”ワン・モア・タイム”『EDEN』


 フランス映画!


 1990年代、フランスではエレクトリックミュージックが急速な広がりを見せていた。才能を発揮しDJを始めたポールは友人とユニット「Cheers」を組み、大人気を博す。仲間と好きな音楽に囲まれ充実した日々。だが、いつしか生活は荒れ始め……。


 冒頭から大変オシャレな映像、オシャレな音楽、オシャレなクラブシーン……。なんだかクラクラするぞ……? DJ志望やらコミック作家志望やらキラキラと輝く大学生たちが登場し、勉強なんてそっちのけでそれぞれの夢に突き進んでいく……! ちょっと離れたところにはデビュー前のダフト・パンクなんかもいたりして、いかにも夢がこれから始まるんだ、ということを感じさせる。


 かの『やさしい人』(http://d.hatena.ne.jp/chateaudif/20150225/1424874067)のハゲ散らかしてた人ことヴァンサン・マケーニュさんがクラブを持っている。うーん、この人、俺より年下だったのだな……。今回はなかなか頼れるポジションでおいしい役。でも『ショーガール』を何回も見せて傑作と力説するとか、本当に面倒くさい人だからやめてほしい。
 彼のサポートも受けてDJを始める主人公ポール君。舞台はパリだからしてキラキラ感が延々と続き、ああ……まぶしい……その中で成功の階段を駆け上がりつつ、女もヤクも楽しんで……。ただ、彼本人としてはまだまだ発展途上のつもりなのだな。まだキャリアも積みたいし、海外でも活動したいし、彼女もいるけどまだ落ち着くつもりはない。
 そうこうしている内に月日は流れ、音楽シーンも移り変わっていく。店ではより重要なポジションになり、彼女も代わり、ついにアメリカに行ってプレイし……。まあ投資やら借金も多いけど、まだまだ充実している! これからこれから。ただ、コミック作家志望の友人は自殺したり、微妙に影が落ちる場面も……。
 この辺りから、人生の分かれ目みたいなものが知らない間に来ているんだよな。いつだったのかもわからない内にピークは過ぎ去っていて、その時その時の何気ない選択が後からずっしりと響く。死んだ友人、去った彼女……。クラブシーン、そして自分の人生からいなくなった人たちを脱落者のように捉えていたが、実はそうではなかった。
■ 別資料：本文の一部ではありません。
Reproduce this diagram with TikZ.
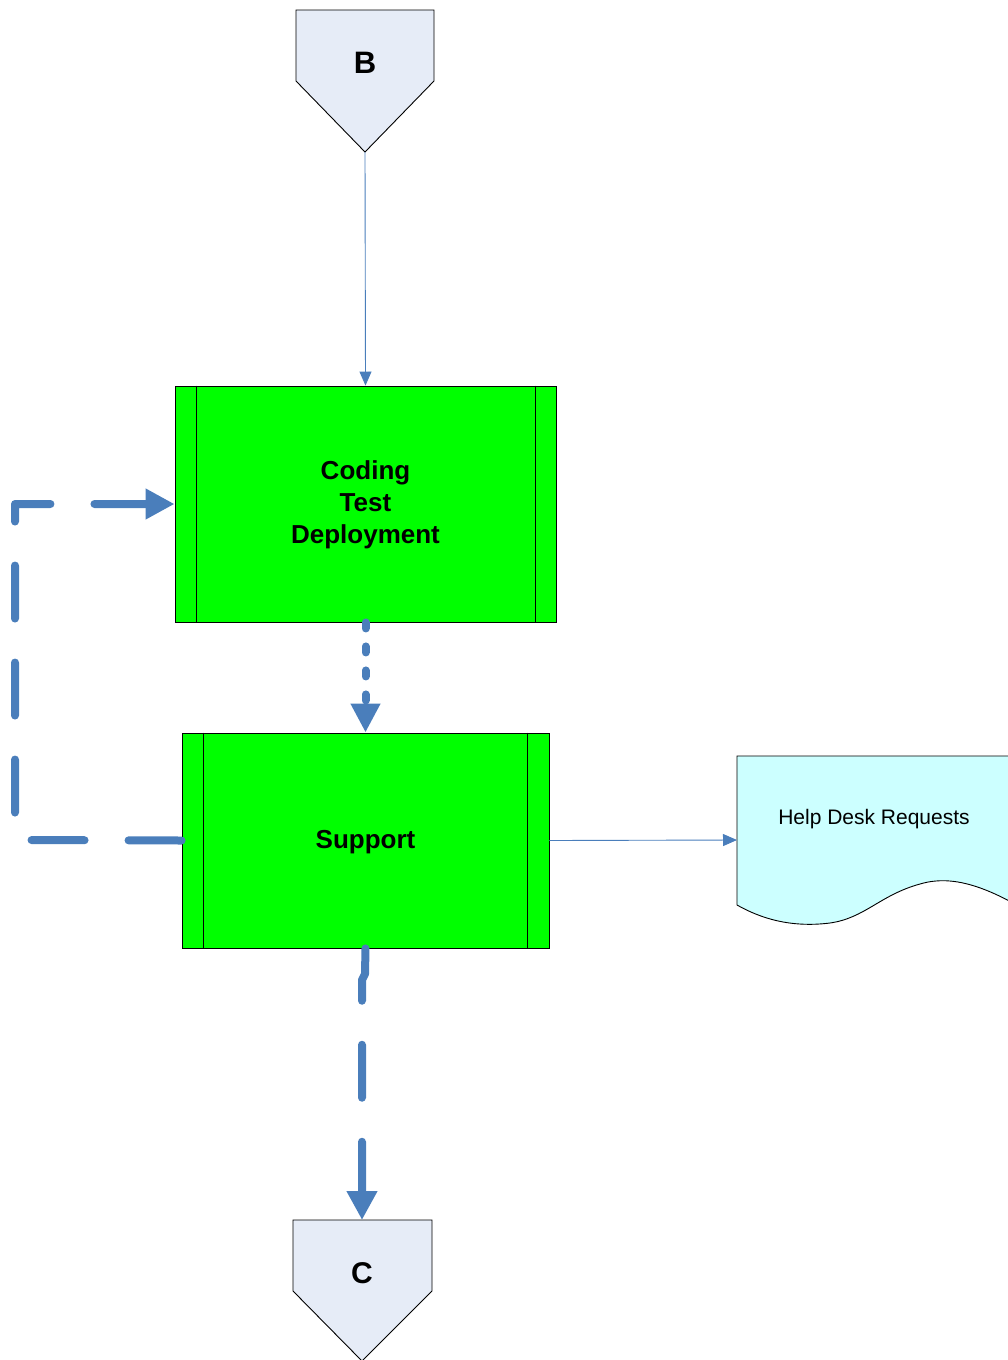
\documentclass[tikz,border=0pt]{standalone}
\usepackage{fontspec}
\setmainfont{Liberation Sans}
\usetikzlibrary{arrows.meta}
\definecolor{lnblue}{HTML}{4A7EBB}
\definecolor{offfill}{HTML}{E6ECF7}
\definecolor{procgreen}{HTML}{00FF00}
\definecolor{docfill}{HTML}{CCFFFF}
\tikzset{
  procbox/.style={draw=black, line width=0.9pt, fill=procgreen, inner sep=0pt},
  proctext/.style={inner sep=0pt, align=center, font=\fontsize{26}{32}\selectfont\bfseries},
  offpage/.style={draw=black, line width=0.9pt, fill=offfill},
  thinconn/.style={draw=lnblue, line width=0.9pt, -{Triangle[length=14pt,width=12pt]}},
  thickdash/.style={draw=lnblue, line width=8pt, line cap=round, line join=round,
    dash pattern=on 53pt off 44pt, -{Triangle[length=29pt,width=29pt]}},
  thickdot/.style={draw=lnblue, line width=8pt, line cap=round,
    dash pattern=on 6pt off 18pt, -{Triangle[length=29pt,width=28pt]}},
}
\begin{document}
\begin{tikzpicture}[x=1pt,y=-1pt]
\useasboundingbox (0,0) rectangle (1008,1360);
\clip (0,0) rectangle (1008,1360);
% off-page connector B
\draw[offpage] (296,10) -- (434,10) -- (434,81) -- (365,152) -- (296,81) -- cycle;
\node[font=\fontsize{31}{36}\selectfont\bfseries] (B) at (365,63) {B};
\coordinate (Bp) at (365,152);
% off-page connector C
\draw[offpage] (293,1220) -- (432,1220) -- (432,1291) -- (362,1361) -- (293,1291) -- cycle;
\node[font=\fontsize{30}{36}\selectfont\bfseries] (C) at (362,1273) {C};
\coordinate (Ct) at (362,1220);
% document shape
\draw[draw=black, line width=0.9pt, fill=docfill]
  (737,905) -- (737,756) -- (1040,756) -- (1040,918)
  .. controls (1000,895) and (960,872) .. (920,884)
  .. controls (880,895) and (865,918) .. (830,923)
  .. controls (790,928) and (760,918) .. (737,905);
\node[font=\fontsize{21}{25}\selectfont] (hd) at (874,819) {Help Desk Requests};
\coordinate (hdin) at (737,840);
% process boxes
\node[procbox, minimum width=381pt, minimum height=236pt] (cod) at (365.5,504) {};
\node[proctext] (codtxt) at (365.5,505) {Coding\\Test\\Deployment};
\draw[line width=0.9pt] ([xshift=22pt]cod.north west) -- ([xshift=22pt]cod.south west)
  ([xshift=-21pt]cod.north east) -- ([xshift=-21pt]cod.south east);
\node[procbox, minimum width=367pt, minimum height=215pt] (sup) at (365.5,840.5) {};
\node[proctext] (suptxt) at (365.5,842) {Support};
\draw[line width=0.9pt] ([xshift=22pt]sup.north west) -- ([xshift=22pt]sup.south west)
  ([xshift=-22pt]sup.north east) -- ([xshift=-22pt]sup.south east);
% connectors
\draw[thinconn] (Bp) -- (cod.north);
\draw[thickdot] (cod.south) -- (sup.north);
\draw[thickdash] (sup.west) -- (15,840) -- (15,504) -- (cod.west);
\draw[thickdash] (sup.south) -- (365,974) -- (362,980) -- (Ct);
\draw[thinconn] (sup.east) -- (hdin);
\end{tikzpicture}
\end{document}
 相変わらずクラブやってるやさしい人だが、同じスタイルだと段々うまくいかなくなってくる。後半はDJ残酷物語的様相を呈する……。時間経過が早くて数年単位でポンと飛ぶのだが、ずーっと同じジャンルに固執する主人公のスタイルが全然通用しなくなってきて、まったく売れなくなってくるのが描かれる。その間もヒット曲を飛ばすダフト・パンク……!


 船借り切ってパーティしても人が集まらず、隣のサルサに負けたり散々な展開に。さらに借金も膨らみ、ヤクもやめられず、彼女は別の男と子供作ってて……。序盤のキラキラ展開は正直かなり退屈だったのだが、煌びやかな楽園はいつしか平凡さに堕し、人生は夢で輝いてたはずが、いつの間にかそれに食いつぶされている。


 終盤は完全にライフゼロのところをさらに滅多打ちにされている感じで、小説講座にになんか通い出してる。それも元カノが小説家デビューしてそれに影響されただけっぽいが……。で、同じ小説講座に通う女に、


「ああ、オレ、昔はDJやってたんだよ。ガラージって知ってる? 知らないよね、アハハ……」


のくだりは涙なしには見られない。入れあげてたクラブの客の女には「寝るほどの男じゃない」と思われ、昔の彼女が離婚したのをきっかけによりを戻そうとする最低展開もバッサリ!
 クラブ行ったら女がMacbookで曲流してて、もう完全にお呼びでない自分……。そしてまたも現れるダフト・パンク! 有名な割に顔はあまり知られてないというギャグはありつつ、どうしてこんなに差がついてしまったのだろう……泣けるね!


 主人公のむせび泣きがまた印象的なあたり『やさしい人』とも似てましたね。いい感じに心を抉ってくれる映画でありました。